# Start of Data rows

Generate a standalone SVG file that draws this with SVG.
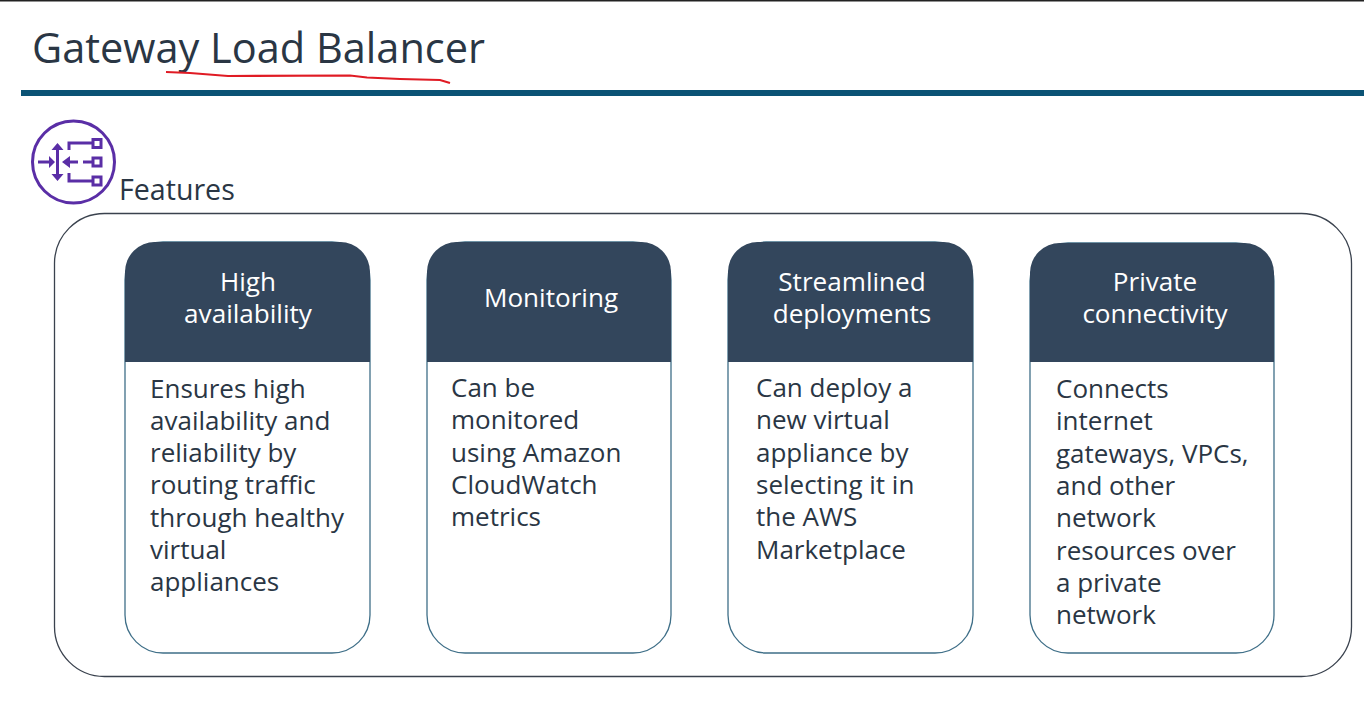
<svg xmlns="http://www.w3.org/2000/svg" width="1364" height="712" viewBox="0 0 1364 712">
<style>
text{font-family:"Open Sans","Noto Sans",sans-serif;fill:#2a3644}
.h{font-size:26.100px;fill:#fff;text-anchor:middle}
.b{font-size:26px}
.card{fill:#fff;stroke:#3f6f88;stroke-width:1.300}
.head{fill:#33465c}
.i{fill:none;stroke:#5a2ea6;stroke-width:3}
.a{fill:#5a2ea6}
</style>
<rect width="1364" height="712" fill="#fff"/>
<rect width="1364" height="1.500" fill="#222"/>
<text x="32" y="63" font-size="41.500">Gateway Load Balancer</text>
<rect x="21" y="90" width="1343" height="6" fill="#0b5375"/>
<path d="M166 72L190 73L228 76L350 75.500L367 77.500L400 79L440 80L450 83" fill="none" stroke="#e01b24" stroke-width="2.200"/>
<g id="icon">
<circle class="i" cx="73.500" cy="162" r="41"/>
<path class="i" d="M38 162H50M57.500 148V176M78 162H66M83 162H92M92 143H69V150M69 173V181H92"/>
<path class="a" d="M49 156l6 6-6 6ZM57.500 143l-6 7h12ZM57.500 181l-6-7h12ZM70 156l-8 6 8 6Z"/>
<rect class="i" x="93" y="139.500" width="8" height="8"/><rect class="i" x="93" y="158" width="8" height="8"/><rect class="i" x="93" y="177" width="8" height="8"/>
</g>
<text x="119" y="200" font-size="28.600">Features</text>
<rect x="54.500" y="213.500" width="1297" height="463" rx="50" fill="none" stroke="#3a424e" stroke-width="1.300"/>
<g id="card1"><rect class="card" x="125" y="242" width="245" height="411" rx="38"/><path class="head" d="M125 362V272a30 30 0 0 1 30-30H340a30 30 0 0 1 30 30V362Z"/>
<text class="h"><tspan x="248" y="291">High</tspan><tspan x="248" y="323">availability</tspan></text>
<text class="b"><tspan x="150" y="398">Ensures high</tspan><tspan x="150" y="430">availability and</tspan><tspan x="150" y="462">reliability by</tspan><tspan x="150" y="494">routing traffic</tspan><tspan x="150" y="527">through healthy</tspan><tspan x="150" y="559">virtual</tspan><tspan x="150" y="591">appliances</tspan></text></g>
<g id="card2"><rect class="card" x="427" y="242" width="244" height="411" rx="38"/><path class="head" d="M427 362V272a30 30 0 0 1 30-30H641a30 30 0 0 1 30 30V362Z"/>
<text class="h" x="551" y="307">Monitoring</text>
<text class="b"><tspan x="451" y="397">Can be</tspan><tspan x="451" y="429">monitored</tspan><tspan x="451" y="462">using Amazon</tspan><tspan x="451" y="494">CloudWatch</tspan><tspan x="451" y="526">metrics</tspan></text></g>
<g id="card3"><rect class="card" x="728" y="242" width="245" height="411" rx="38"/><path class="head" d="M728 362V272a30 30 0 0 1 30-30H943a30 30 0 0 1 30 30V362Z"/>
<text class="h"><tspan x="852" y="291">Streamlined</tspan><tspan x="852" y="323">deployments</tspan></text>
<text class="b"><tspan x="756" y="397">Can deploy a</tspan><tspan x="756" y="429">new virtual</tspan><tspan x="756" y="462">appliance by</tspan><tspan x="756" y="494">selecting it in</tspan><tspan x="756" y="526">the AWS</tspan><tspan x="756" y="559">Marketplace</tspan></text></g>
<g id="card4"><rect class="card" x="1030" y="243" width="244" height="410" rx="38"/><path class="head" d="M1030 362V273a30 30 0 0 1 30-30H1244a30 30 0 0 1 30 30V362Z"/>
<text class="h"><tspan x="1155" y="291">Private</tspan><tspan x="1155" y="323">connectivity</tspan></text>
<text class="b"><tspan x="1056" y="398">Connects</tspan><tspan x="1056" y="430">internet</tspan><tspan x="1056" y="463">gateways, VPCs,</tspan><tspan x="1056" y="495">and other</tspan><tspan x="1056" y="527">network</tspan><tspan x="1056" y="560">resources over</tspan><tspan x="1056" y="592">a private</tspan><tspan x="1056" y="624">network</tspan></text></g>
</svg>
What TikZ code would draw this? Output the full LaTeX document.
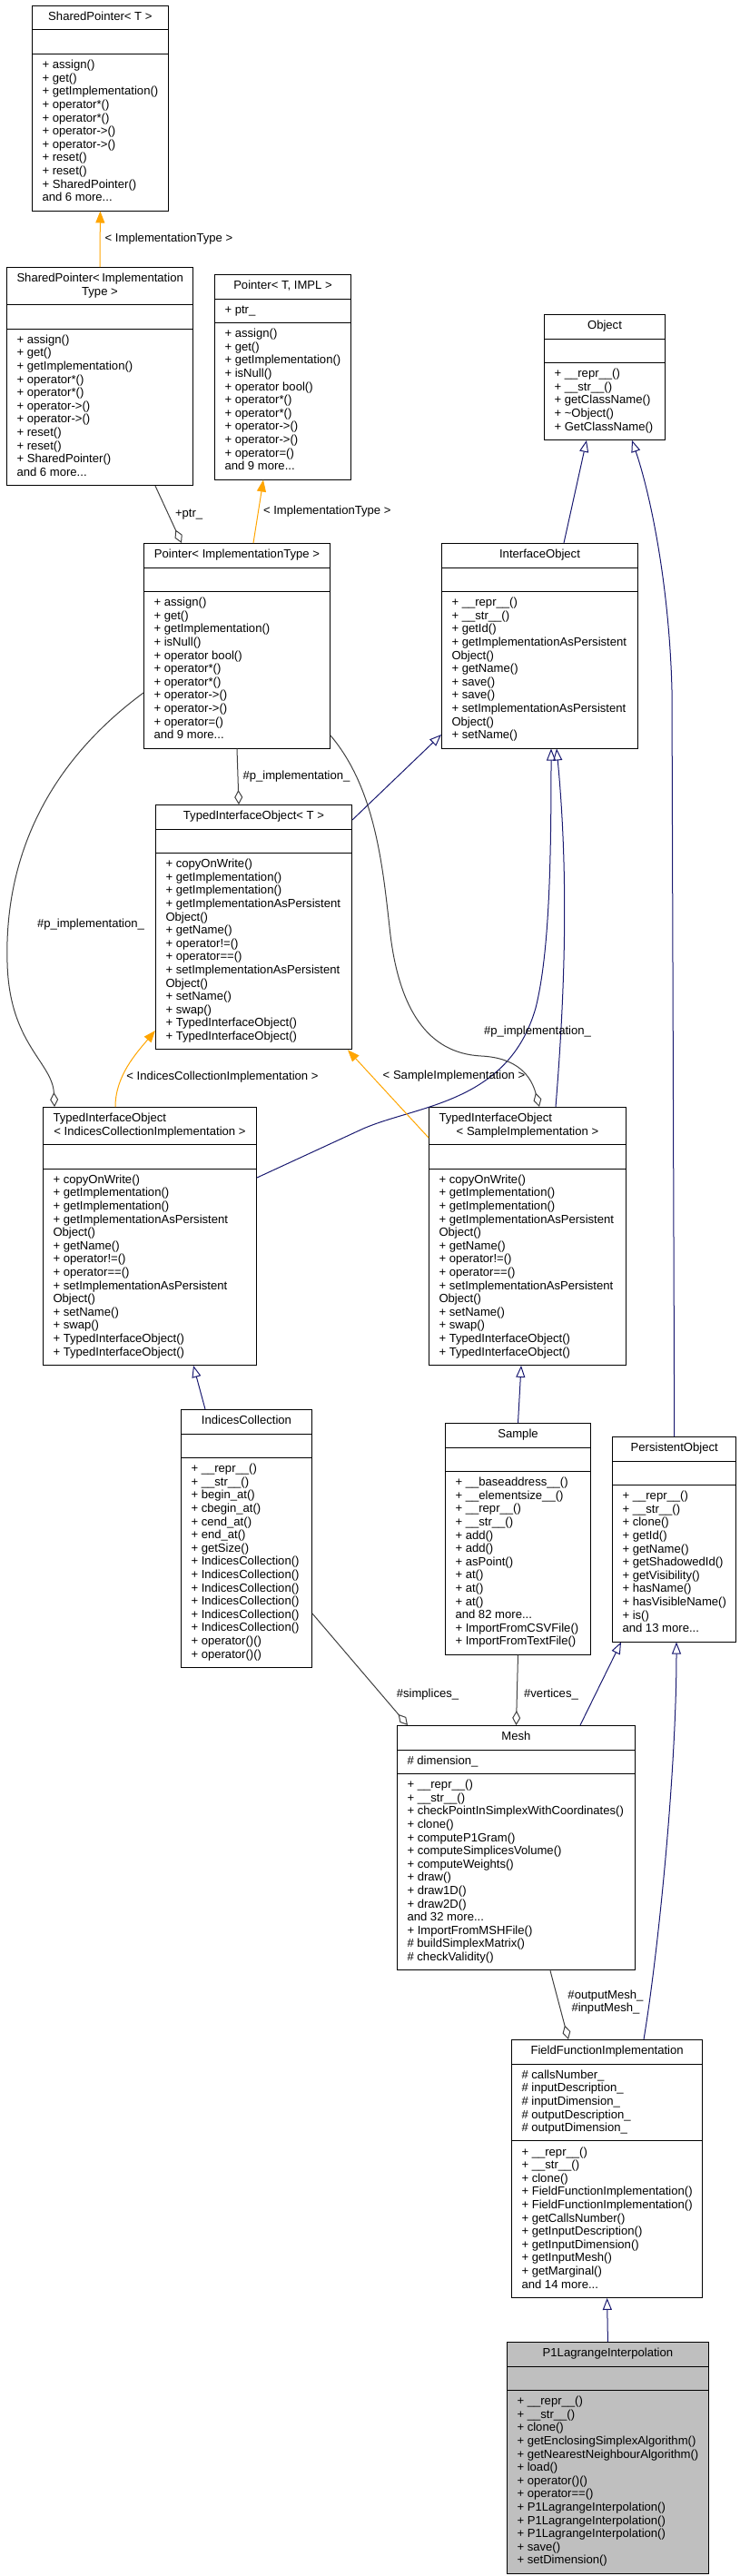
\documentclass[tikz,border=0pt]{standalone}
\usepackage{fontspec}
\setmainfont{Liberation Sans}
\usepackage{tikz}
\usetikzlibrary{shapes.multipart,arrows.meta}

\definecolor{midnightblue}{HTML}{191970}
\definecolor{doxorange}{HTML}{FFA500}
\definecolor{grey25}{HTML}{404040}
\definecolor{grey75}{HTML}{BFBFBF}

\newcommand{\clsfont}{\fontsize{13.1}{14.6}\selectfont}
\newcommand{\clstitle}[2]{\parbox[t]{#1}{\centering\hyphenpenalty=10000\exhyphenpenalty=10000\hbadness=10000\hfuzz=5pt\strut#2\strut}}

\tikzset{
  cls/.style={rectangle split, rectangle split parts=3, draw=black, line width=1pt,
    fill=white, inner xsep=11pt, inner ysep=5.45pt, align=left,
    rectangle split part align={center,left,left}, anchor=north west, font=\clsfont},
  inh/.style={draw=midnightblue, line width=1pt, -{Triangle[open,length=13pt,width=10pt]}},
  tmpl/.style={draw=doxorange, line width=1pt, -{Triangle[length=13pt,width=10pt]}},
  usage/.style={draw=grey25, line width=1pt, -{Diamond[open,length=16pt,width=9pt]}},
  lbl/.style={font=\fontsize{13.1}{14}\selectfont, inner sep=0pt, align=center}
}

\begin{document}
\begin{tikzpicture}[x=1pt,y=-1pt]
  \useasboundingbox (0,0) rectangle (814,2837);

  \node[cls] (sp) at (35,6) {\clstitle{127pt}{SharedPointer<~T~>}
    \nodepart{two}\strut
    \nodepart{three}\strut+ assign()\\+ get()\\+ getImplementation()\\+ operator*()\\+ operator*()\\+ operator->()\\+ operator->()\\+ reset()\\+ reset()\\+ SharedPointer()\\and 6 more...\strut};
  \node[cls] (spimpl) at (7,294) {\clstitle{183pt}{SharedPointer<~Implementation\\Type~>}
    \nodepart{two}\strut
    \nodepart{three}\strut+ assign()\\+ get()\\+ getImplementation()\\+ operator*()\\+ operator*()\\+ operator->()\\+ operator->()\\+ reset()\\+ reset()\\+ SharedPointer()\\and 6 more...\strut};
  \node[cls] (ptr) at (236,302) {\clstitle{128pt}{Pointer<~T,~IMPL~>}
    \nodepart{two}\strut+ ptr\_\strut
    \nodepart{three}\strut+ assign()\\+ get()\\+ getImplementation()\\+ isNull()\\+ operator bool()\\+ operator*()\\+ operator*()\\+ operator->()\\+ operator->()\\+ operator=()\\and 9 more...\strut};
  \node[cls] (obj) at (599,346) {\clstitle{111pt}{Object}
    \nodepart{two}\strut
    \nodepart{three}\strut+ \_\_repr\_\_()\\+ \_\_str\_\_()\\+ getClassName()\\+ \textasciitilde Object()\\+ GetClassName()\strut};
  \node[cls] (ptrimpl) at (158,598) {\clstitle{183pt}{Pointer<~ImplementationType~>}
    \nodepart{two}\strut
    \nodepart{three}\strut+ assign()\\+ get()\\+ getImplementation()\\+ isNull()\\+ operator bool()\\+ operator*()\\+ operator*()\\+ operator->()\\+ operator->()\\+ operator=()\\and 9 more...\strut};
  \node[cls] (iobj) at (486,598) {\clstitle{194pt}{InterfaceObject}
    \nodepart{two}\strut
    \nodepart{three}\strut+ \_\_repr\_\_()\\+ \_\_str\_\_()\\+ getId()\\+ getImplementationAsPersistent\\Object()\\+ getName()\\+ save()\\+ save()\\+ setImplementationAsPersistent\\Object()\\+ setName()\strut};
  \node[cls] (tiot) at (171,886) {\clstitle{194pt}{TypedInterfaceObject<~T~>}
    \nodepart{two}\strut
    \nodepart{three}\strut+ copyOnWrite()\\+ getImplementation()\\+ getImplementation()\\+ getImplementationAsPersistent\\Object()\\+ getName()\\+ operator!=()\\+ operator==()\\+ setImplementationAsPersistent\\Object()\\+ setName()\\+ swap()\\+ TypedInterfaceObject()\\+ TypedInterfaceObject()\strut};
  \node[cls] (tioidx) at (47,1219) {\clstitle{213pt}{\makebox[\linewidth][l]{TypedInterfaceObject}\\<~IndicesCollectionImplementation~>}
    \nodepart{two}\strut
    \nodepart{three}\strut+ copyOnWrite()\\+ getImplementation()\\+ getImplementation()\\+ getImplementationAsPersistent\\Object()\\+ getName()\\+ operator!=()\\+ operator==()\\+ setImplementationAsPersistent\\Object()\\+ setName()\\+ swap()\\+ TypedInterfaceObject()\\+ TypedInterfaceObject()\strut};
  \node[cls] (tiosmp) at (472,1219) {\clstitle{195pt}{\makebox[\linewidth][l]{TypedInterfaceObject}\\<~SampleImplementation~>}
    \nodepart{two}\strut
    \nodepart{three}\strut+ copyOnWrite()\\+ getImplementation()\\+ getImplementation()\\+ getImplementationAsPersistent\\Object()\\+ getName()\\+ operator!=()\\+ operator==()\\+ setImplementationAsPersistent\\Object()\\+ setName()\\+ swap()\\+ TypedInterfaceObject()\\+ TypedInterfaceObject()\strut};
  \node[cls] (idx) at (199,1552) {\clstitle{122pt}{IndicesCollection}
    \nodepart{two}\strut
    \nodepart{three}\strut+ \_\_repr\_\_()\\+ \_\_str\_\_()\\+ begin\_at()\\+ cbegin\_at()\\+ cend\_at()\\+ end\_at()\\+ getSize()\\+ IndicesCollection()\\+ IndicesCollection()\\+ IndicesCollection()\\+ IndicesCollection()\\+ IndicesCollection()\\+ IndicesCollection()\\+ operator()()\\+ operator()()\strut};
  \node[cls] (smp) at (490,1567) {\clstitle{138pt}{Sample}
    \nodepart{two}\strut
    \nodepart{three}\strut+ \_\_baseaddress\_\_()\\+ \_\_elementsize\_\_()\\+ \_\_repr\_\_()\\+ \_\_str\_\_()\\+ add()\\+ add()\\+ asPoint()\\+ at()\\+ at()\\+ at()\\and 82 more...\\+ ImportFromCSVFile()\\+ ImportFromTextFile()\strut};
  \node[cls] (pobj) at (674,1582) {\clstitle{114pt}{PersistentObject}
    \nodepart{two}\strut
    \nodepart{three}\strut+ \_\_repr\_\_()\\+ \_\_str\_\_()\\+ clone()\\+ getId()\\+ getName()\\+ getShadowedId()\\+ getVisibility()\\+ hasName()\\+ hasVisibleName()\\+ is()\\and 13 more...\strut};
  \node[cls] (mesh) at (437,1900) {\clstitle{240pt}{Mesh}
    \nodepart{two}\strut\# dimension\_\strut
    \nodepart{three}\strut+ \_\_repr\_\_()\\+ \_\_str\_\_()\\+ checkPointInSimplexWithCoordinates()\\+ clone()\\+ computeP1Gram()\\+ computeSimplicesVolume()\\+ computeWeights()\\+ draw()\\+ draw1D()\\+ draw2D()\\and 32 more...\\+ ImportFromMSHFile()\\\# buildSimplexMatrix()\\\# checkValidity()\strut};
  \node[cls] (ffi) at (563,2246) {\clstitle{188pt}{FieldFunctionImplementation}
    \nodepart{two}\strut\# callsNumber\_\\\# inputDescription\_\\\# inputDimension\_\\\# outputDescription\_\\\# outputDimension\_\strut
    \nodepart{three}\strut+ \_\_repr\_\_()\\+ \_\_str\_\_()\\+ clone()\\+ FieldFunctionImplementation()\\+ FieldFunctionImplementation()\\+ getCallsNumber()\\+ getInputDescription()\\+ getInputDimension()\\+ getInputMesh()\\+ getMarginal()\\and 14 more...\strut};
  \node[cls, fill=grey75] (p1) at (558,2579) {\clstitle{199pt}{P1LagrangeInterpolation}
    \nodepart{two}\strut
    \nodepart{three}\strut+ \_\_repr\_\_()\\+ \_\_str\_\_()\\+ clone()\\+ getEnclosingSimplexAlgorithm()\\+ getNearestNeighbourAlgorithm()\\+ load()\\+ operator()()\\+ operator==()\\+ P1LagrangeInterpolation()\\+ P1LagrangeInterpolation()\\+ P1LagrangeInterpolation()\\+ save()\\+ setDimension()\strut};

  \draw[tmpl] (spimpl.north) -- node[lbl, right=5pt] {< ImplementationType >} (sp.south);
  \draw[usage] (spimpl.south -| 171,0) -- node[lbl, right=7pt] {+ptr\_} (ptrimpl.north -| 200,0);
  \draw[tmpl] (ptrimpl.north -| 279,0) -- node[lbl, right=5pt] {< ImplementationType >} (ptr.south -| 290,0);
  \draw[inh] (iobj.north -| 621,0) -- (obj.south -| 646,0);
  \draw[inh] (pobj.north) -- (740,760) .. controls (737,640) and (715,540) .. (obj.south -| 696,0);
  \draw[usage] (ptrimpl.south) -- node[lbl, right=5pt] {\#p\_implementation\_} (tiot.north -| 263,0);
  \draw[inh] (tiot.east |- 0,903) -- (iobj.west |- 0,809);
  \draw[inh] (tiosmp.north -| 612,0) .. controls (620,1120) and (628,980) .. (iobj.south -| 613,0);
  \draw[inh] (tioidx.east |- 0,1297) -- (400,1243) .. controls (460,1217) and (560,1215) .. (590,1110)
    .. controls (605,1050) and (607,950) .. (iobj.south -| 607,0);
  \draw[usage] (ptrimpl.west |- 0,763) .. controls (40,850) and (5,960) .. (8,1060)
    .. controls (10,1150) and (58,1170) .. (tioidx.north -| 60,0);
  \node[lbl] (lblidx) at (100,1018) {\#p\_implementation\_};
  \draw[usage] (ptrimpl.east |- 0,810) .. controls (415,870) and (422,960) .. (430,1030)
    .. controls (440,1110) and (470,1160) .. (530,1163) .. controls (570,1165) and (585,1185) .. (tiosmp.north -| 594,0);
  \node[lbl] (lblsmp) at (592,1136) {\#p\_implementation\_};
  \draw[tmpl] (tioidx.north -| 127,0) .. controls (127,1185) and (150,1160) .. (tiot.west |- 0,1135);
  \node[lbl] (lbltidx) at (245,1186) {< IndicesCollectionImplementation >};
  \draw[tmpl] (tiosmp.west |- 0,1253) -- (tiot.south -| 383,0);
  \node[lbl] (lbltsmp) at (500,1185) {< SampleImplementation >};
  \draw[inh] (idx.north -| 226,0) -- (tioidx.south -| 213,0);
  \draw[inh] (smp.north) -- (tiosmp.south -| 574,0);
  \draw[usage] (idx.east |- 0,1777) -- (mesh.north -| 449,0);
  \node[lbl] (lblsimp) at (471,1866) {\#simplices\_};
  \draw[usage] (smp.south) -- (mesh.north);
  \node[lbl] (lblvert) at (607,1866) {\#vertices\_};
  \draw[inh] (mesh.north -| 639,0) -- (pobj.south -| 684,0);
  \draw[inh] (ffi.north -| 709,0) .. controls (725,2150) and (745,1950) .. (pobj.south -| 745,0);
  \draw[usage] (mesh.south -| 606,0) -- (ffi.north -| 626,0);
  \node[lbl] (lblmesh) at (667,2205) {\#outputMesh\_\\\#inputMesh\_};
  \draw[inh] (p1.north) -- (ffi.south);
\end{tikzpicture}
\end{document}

# End of Data rows

### [Your task]
Identify and copy the lines holding the word "this".

### [Task result]
Generate a standalone SVG file that draws this with SVG.
What TikZ code would draw this? Output the full LaTeX document.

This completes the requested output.